Ketua DPW PAN Jatim Ahmad Riski Sadig mengatakan pihaknya akan memanggil caleg tersebut untuk diklarifikasi. Soal bantuan dari PAN Jatim, Sadig ingin tahu terlebih dahulu motif dari caleg tersebut.
“Ya, semua caleg PAN dibantu partai dari hasil tabungan dewan-dewan se-Indonesia. Tapi tentu namanya bantuan tidak akan cukup,” kata Sadig dikutip dari Detik Jatim, Rabu (17/1/2024).
Sadig menegaskan akan mengklarifikasi terlebih dahulu sebelum partai memutuskan akan membantu atau tidak. Sebab, menjual organ merupakan tindakan yang tidak tepat.
“Kami klarifikasi ke yang bersangkutan dulu, karena tentu tindakan menjual organ kurang tepat bahkan bisa jadi masalah hukum,” ujarnya.
Sang caleg beranggapan bahwa, warga hanya akan memilih caleg yang memberikan uang. Atas dasar itu ia butuh uang bukan hanya untuk pemasangan spanduk, tetapi juga dibagikan kepada warga.
“Konstituen itu sekarang sudah pintar-pintar. Kalau hanya janji, tapi tak ada uangnya tak akan dipilih. Saya sudah turun ke masyarakat. Minimal butuh lima puluh ribu untuk dapat satu suara,” kata Erfin yang juga mantan kepala desa.
Erfin mengaku sudah ada 3 orang calon pembeli yang menghubunginya. Namun, semuanya ditolak karena tidak sesuai dengan kriteria yang diinginkan Erfin.

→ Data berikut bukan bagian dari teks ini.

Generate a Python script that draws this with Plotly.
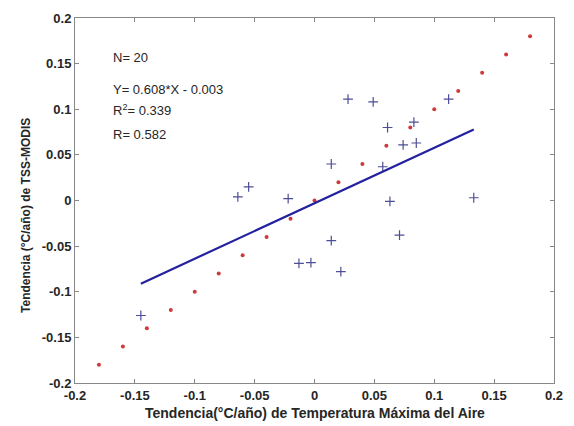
import plotly.graph_objects as go

# Red reference points (1:1 line)
ref_x = [-0.18, -0.16, -0.14, -0.12, -0.10, -0.08, -0.06, -0.04, -0.02, 0.0,
         0.02, 0.04, 0.06, 0.08, 0.10, 0.12, 0.14, 0.16, 0.18]
ref_y = [-0.18, -0.16, -0.14, -0.12, -0.10, -0.08, -0.06, -0.04, -0.02, 0.0,
         0.02, 0.04, 0.06, 0.08, 0.10, 0.12, 0.14, 0.16, 0.18]

# Blue observations
obs_x = [-0.145, -0.064, -0.055, -0.022, -0.013, -0.003, 0.014, 0.014, 0.022, 0.028,
         0.049, 0.057, 0.061, 0.063, 0.071, 0.074, 0.083, 0.085, 0.112, 0.133]
obs_y = [-0.126, 0.004, 0.015, 0.002, -0.069, -0.068, 0.040, -0.044, -0.078, 0.111,
         0.108, 0.037, 0.080, -0.001, -0.038, 0.061, 0.086, 0.063, 0.111, 0.003]

slope = 0.608
intercept = -0.003

tick_vals = [-0.2, -0.15, -0.1, -0.05, 0, 0.05, 0.1, 0.15, 0.2]
tick_text = ["-0.2", "-0.15", "-0.1", "-0.05", "0", "0.05", "0.1", "0.15", "0.2"]

stats_lines = ["N= 20", "Y= 0.608*X - 0.003", "R<sup>2</sup>= 0.339", "R= 0.582"]
stats_y = [0.892, 0.803, 0.747, 0.680]

line_x = [min(obs_x), max(obs_x)]
line_y = [slope * v + intercept for v in line_x]

fig = go.Figure()
fig.add_trace(go.Scatter(x=ref_x, y=ref_y, mode="markers",
                         marker=dict(color="#cc3a3a", size=4, line=dict(width=0)),
                         showlegend=False))
fig.add_trace(go.Scatter(x=obs_x, y=obs_y, mode="markers",
                         marker=dict(symbol="cross-thin", color="#4e4e98", size=7,
                                     line=dict(color="#4e4e98", width=1.2)),
                         showlegend=False))
fig.add_trace(go.Scatter(x=line_x, y=line_y, mode="lines",
                         line=dict(color="#2222a0", width=2.2), showlegend=False))

FONT = "Liberation Sans, Arial"
axis_common = dict(range=[-0.2, 0.2], tickvals=tick_vals,
                   ticktext=["<b>%s</b>" % t for t in tick_text],
                   ticks="inside", ticklen=4, tickcolor="#888888",
                   showline=True, linecolor="#888888", linewidth=1, mirror="allticks",
                   showgrid=False, zeroline=False,
                   tickfont=dict(family=FONT, size=13, color="#262626"))

fig.update_layout(
    width=574, height=426,
    margin=dict(l=75, r=11, t=14, b=43),
    paper_bgcolor="white", plot_bgcolor="white",
    xaxis=axis_common, yaxis=axis_common,
    font=dict(family=FONT, size=12, color="#262626"),
)

for txt, yy in zip(stats_lines, stats_y):
    fig.add_annotation(x=0.075, y=yy, xref="paper", yref="paper", text=txt,
                       showarrow=False, xanchor="left", yanchor="middle",
                       font=dict(family=FONT, size=13, color="#262626"))

fig.add_annotation(x=0.5, y=-0.055, xref="paper", yref="paper",
                   text="<b>Tendencia(°C/año) de Temperatura Máxima del Aire</b>",
                   showarrow=False, xanchor="center", yanchor="top",
                   font=dict(family=FONT, size=14, color="#262626"))
fig.add_annotation(x=-0.102, y=0.458, xref="paper", yref="paper",
                   text="<b>Tendencia (°C/año) de TSS-MODIS</b>", textangle=-90,
                   showarrow=False, xanchor="center", yanchor="middle",
                   font=dict(family=FONT, size=12, color="#262626"))

fig.write_html("out.html")
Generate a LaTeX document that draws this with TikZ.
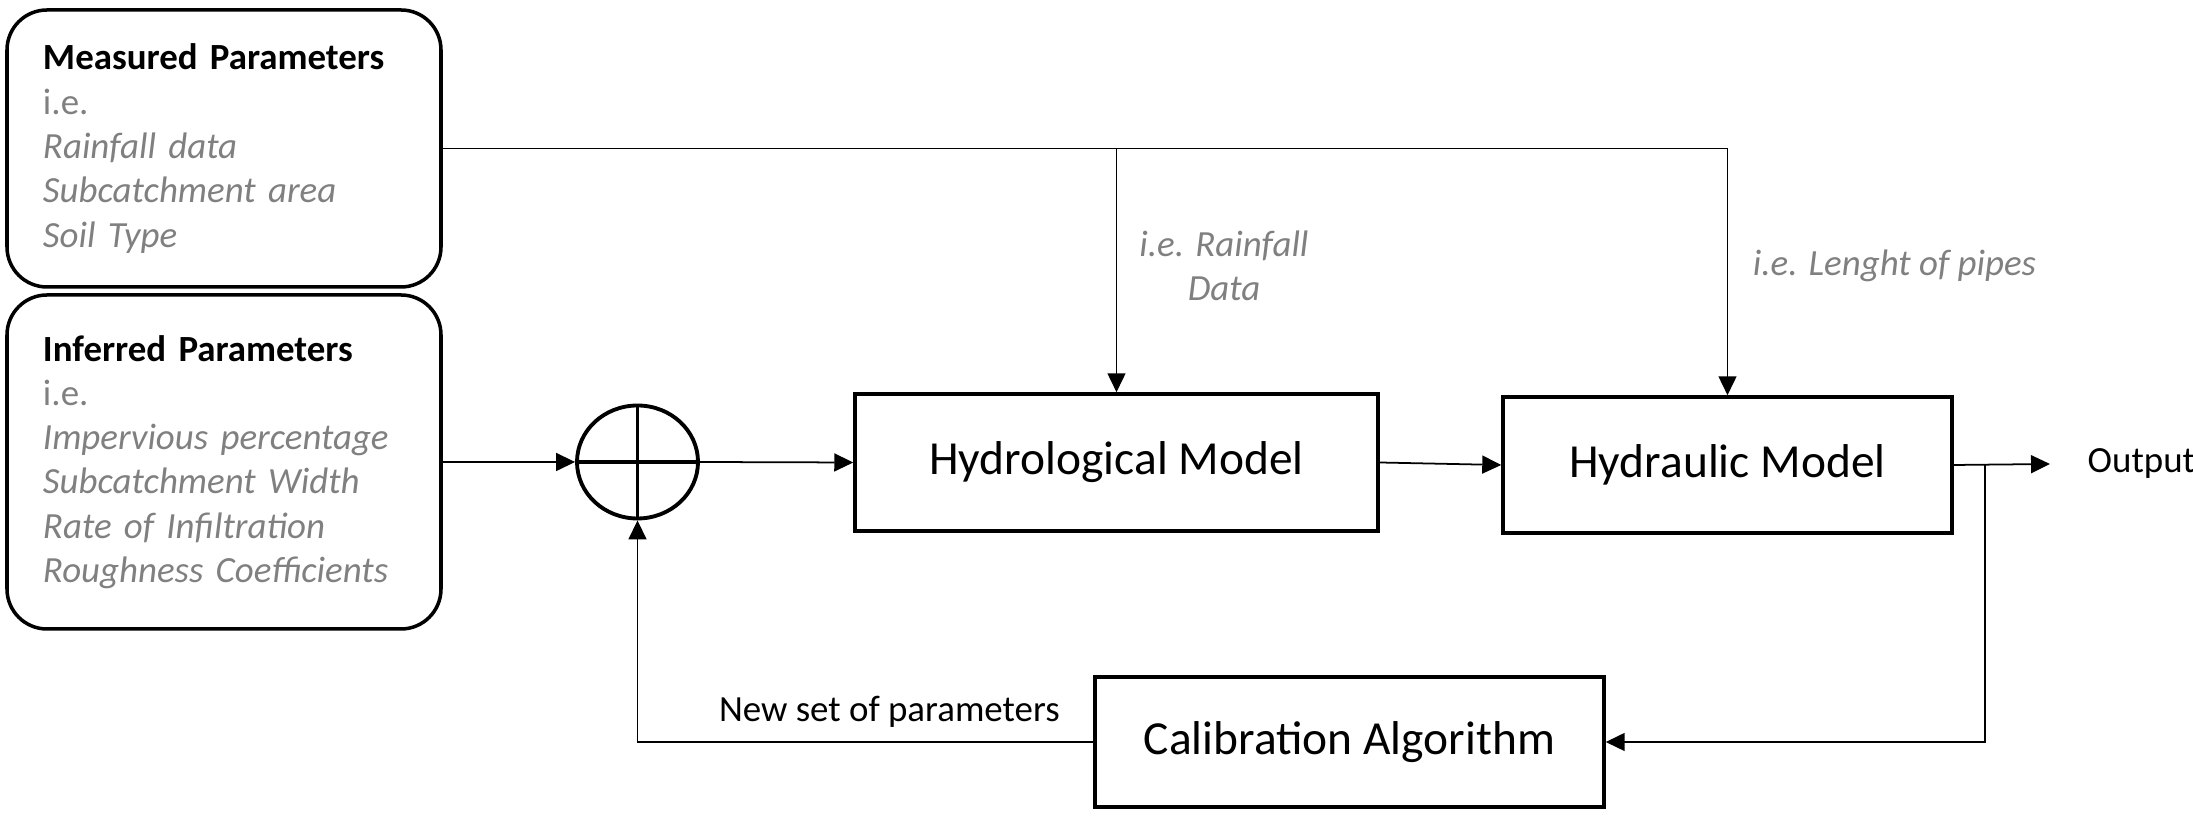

“Ada kriterianya, seperti rutin menyumbangkan hartanya kepada anak yatim, kaum duafa, dan janda tua. Juga ada lagi persyaratan lainnya,” kata pria dengan empat anak tersebut.
Dari sisi medis, penjualan ginjal akan berpengaruh pada kesehatan. Sementara, dari sisi hukum, praktik penjualan organ tubuh merupakan tindakan melawan hukum di Indonesia.
Untuk itu, apabila Erfin sampai melakukan jual beli ginjal, maka ada ancaman pidana yang harus dihadapinya.
Dokter spesialis urologi RS Bhayangkara Bondowoso, AKBP dr Heri Budiono, menjelaskan, setiap manusia yang sudah mengangkat ginjalnya harus waspada dalam menjalani hidup. Ini karena kesehatannya akan terganggu.
Karena itu, orang yang hanya punya satu ginjal harus ekstra menjaga kesehatannya. “Harus benar-benar sangat menjaga gaya hidup supaya satu-satunya ginjal tersisa itu bisa tetap dalam kondisi sehat,” ujar AKBP dr Heri Budiono.
Tertuang dalam Pasal 124 ayat 3 yang berbunyi setiap orang yang memperjualbelikan organ atau jaringan tubuh dengan alasan apapun bisa dipidana lebih berat. Orang yang memperjualbelikan organ tubuhnya akan dipidana dengan hukuman penjara paling lama 7 tahun dan denda paling banyak Rp 2 miliar.